PixarAnimationStudios / OpenUSD-proposals

Share and collaborate on proposals for the advancement of USD
92 stars 25 forks source link

Language tags for text proposal #49

Closed meshula closed 1 month ago

meshula commented 1 month ago

@PierreWang wrote:

Q: Language attribute may be required, so that the implementation will know what language the script is. A: We can decide the script from the unicode of the character. Because the font contains a limit set of charsets, the charset of the character may not be supported by the current font. In that case, we may display the character using a default character (such as a blank rectangle), or use font substituion to find another font which can display the character. So I think we don't need to add the language attribute.

In https://github.com/PixarAnimationStudios/OpenUSD-proposals/pull/48 @dgovil wrote:

You have various issues like Han unification that prevent a script being truly inferable, but outside of that it's generally not an issue.

A language consideration for the text proposal would make sense.

It is usefully separate from accessibility as well since it could be shared across multiple domains. Imagine a scenario where you have text in your scene but want to present different text per language as well.
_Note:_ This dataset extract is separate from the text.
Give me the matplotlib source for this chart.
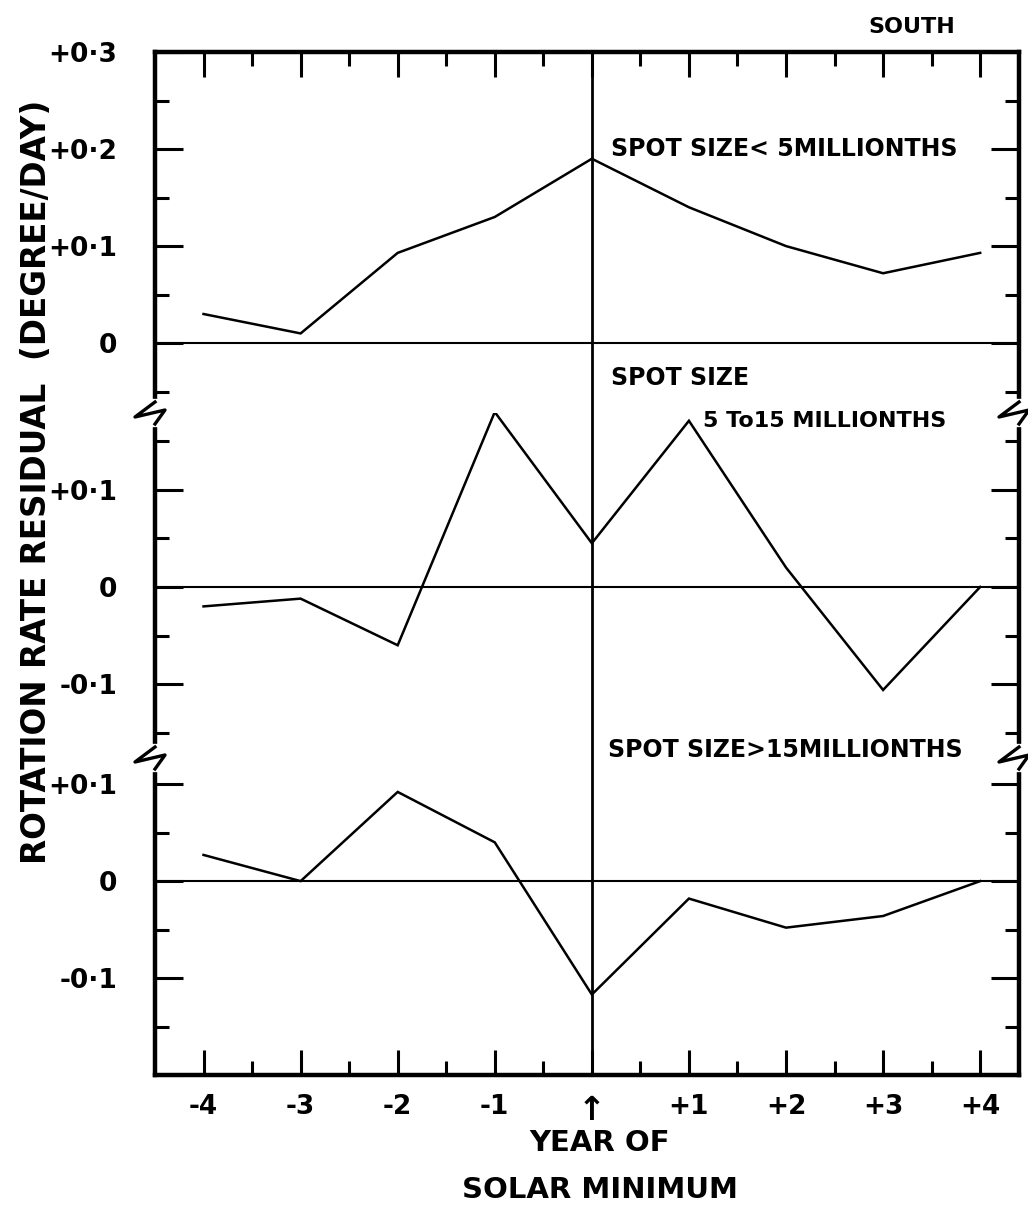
import matplotlib
matplotlib.use("Agg")
import matplotlib.pyplot as plt
from matplotlib.lines import Line2D
from matplotlib.ticker import FixedLocator, FixedFormatter

# values (rotation rate residual, degree/day)
years = [-4, -3, -2, -1, 0, 1, 2, 3, 4]
small_spots = [0.03, 0.01, 0.093, 0.13, 0.19, 0.14, 0.10, 0.072, 0.093]
medium_spots = [-0.02, -0.012, -0.06, 0.18, 0.045, 0.171, 0.02, -0.106, 0.0]
large_spots = [0.027, 0.0, 0.092, 0.04, -0.117, -0.018, -0.048, -0.036, 0.0]

year_labels = ["-4", "-3", "-2", "-1", "\u2191", "+1", "+2", "+3", "+4"]

top_ticks = [0.0, 0.1, 0.2, 0.3]
top_labels = ["0", "+0\u00b71", "+0\u00b72", "+0\u00b73"]
mid_ticks = [-0.1, 0.0, 0.1]
mid_labels = ["-0\u00b71", "0", "+0\u00b71"]
bot_ticks = [-0.2, -0.1, 0.0, 0.1]
bot_labels = ["", "-0\u00b71", "0", "+0\u00b71"]

plt.rcParams["font.family"] = "DejaVu Sans"
plt.rcParams["font.weight"] = "bold"

W, H = 1028, 1210
fig = plt.figure(figsize=(W / 100, H / 100), dpi=100)

left_px, right_px = 155, 1019
edges = [52, 413, 758, 1075]   # panel boundaries in pixels from the top


def px_axes(top, bottom):
    return fig.add_axes([left_px / W, 1 - bottom / H, (right_px - left_px) / W, (bottom - top) / H])


ax_top = px_axes(edges[0], edges[1])
ax_mid = px_axes(edges[1], edges[2])
ax_bot = px_axes(edges[2], edges[3])

ax_top.set_ylim(-0.072, 0.3)
ax_mid.set_ylim(-0.176, 0.179)
ax_bot.set_ylim(-0.2, 0.127)

spine_w = 3.2
line_w = 1.8

panels = [
    (ax_top, small_spots, top_ticks, top_labels, [-0.05, 0.05, 0.15, 0.25]),
    (ax_mid, medium_spots, mid_ticks, mid_labels, [-0.15, -0.05, 0.05, 0.15]),
    (ax_bot, large_spots, bot_ticks, bot_labels, [-0.15, -0.05, 0.05]),
]

for ax, vals, ticks, labels, minors in panels:
    ax.set_xlim(-4.5, 4.4)
    ax.plot(years, vals, color="black", lw=line_w, solid_joinstyle="miter")
    ax.axhline(0, color="black", lw=1.5)
    ax.axvline(0, color="black", lw=2.0)
    ax.yaxis.set_major_locator(FixedLocator(ticks))
    ax.yaxis.set_major_formatter(FixedFormatter(labels))
    ax.yaxis.set_minor_locator(FixedLocator(minors))
    ax.tick_params(axis="y", which="both", direction="in", left=True, right=True,
                   width=2.2, labelsize=19, pad=27)
    ax.tick_params(axis="y", which="major", length=20)
    ax.tick_params(axis="y", which="minor", length=10)
    for side in ("left", "right"):
        ax.spines[side].set_linewidth(spine_w)
    ax.spines["top"].set_visible(False)
    ax.spines["bottom"].set_visible(False)
    ax.tick_params(axis="x", which="both", top=False, bottom=False,
                   labeltop=False, labelbottom=False)
    ax.set_facecolor("none")

# top frame with year ticks
ax_top.spines["top"].set_visible(True)
ax_top.spines["top"].set_linewidth(spine_w)
ax_top.set_xticks(years)
ax_top.set_xticks([y + 0.5 for y in years[:-1]], minor=True)
ax_top.tick_params(axis="x", which="both", top=True, direction="in", width=2.2)
ax_top.tick_params(axis="x", which="major", length=18)
ax_top.tick_params(axis="x", which="minor", length=10)

# bottom frame with year labels
ax_bot.spines["bottom"].set_visible(True)
ax_bot.spines["bottom"].set_linewidth(spine_w)
ax_bot.set_xticks(years)
ax_bot.set_xticklabels(year_labels)
ax_bot.set_xticks([y + 0.5 for y in years[:-1]], minor=True)
ax_bot.tick_params(axis="x", which="both", bottom=True, labelbottom=True,
                   direction="in", width=2.2, labelsize=19, pad=14)
ax_bot.tick_params(axis="x", which="major", length=18)
ax_bot.tick_params(axis="x", which="minor", length=10)
for lab in ax_bot.get_xticklabels():
    if lab.get_text() == "\u2191":
        lab.set_fontsize(24)

# axis break marks on both sides
zig = [(0, -11), (-20, 4), (10, -3), (0, 11)]
for bx in (left_px, right_px):
    for by in edges[1:3]:
        fig.add_artist(Line2D([bx / W, bx / W], [1 - (by - 10) / H, 1 - (by + 10) / H],
                              transform=fig.transFigure, color="white", lw=6, zorder=5))
        fig.add_artist(Line2D([(bx + dx) / W for dx, dy in zig],
                              [1 - (by + dy) / H for dx, dy in zig],
                              transform=fig.transFigure, color="black", lw=2.4, zorder=6))

# labels and annotations
ax_top.text(0.2, 0.2, "SPOT SIZE< 5MILLIONTHS", fontsize=17, va="center", ha="left")
ax_top.text(0.2, -0.036, "SPOT SIZE", fontsize=17, va="center", ha="left")
ax_mid.text(1.15, 0.171, "5 To15 MILLIONTHS", fontsize=16, va="center", ha="left")
ax_mid.text(0.17, -0.168, "SPOT SIZE>15MILLIONTHS", fontsize=17, va="center", ha="left",
            clip_on=False)

fig.text(912 / W, 1 - 27 / H, "SOUTH", fontsize=16, ha="center", va="center")
fig.text(37 / W, 1 - 482 / H, "ROTATION RATE RESIDUAL  (DEGREE/DAY)", fontsize=23.5,
         rotation=90, ha="center", va="center")
fig.text(600 / W, 1 - 1143 / H, "YEAR OF", fontsize=21, ha="center", va="center")
fig.text(600 / W, 1 - 1190 / H, "SOLAR MINIMUM", fontsize=21, ha="center", va="center")

fig.savefig("out.png", dpi=100)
In effect what I'd propose is that the USD file have a stage level metadata (and possibly prim level with Spiff's new proposal) to specify language. I'd also propose that this be allowed to be a purpose on attributes for when it differs from the primary language.

Something like

#usda 1.0
(
     language = "en_ca"
)

def foo {
     string text = "Colours are awesome"
     string text:en_us = "Colors are awesome, but the letter U is not"
     string text:fr = "La couleur est géniale"
}

The benefit here is that you can also specify translations in separate USD files and layer them in.

Another reason I'd advocate for language tags is that a theoretical screen reader could enunciate words differently based on the language specified.

meshula commented 1 month ago

@dgovil

On accessibility, would there be a need for a suffix that says "tts" (text to speech) or other affordance? Or are those concerns strictly orthogonal?

Would you imagine that USD would normatively list "fr", "en_us", "braille" etc., or would it normatively reference a master list somewhere?

meshula commented 1 month ago

@spiffmon

Capturing your feedback here:

I really like the multiple language encoding idea, @dgovil . Perhaps not as germaine for labels on parts, but for anything more conversational or longer, it'll be useful to be able to intentionally provide non-auto-generated translations.

And I'd advocate skipping layer metadata entirely for the "default encoding" tag, and go directly to an API schema; in multi-user environments, you'll likely see avatars being referenced in from many different parts of the world, I'd imagine?

meshula commented 1 month ago

Further, on alt-text:

Q: The "alt-text" solution if we can not support the character. A: Sure if a character is not supported, we need to display a default character, or we will use font substitution to find another font which can support the character.

dgovil commented 1 month ago

Thanks, Nick. I'll put together a more formal proposal for this and share it up as soon as I can get a chance.

dgovil commented 1 month ago

I put up a proposal here https://github.com/PixarAnimationStudios/OpenUSD-proposals/pull/55 that I feel is quite generic so can be applied across multiple uses if need be

meshula commented 1 month ago

Thanks Dhruv, to minimize redundancy I am closing this issue so conversation may continue on pr #55.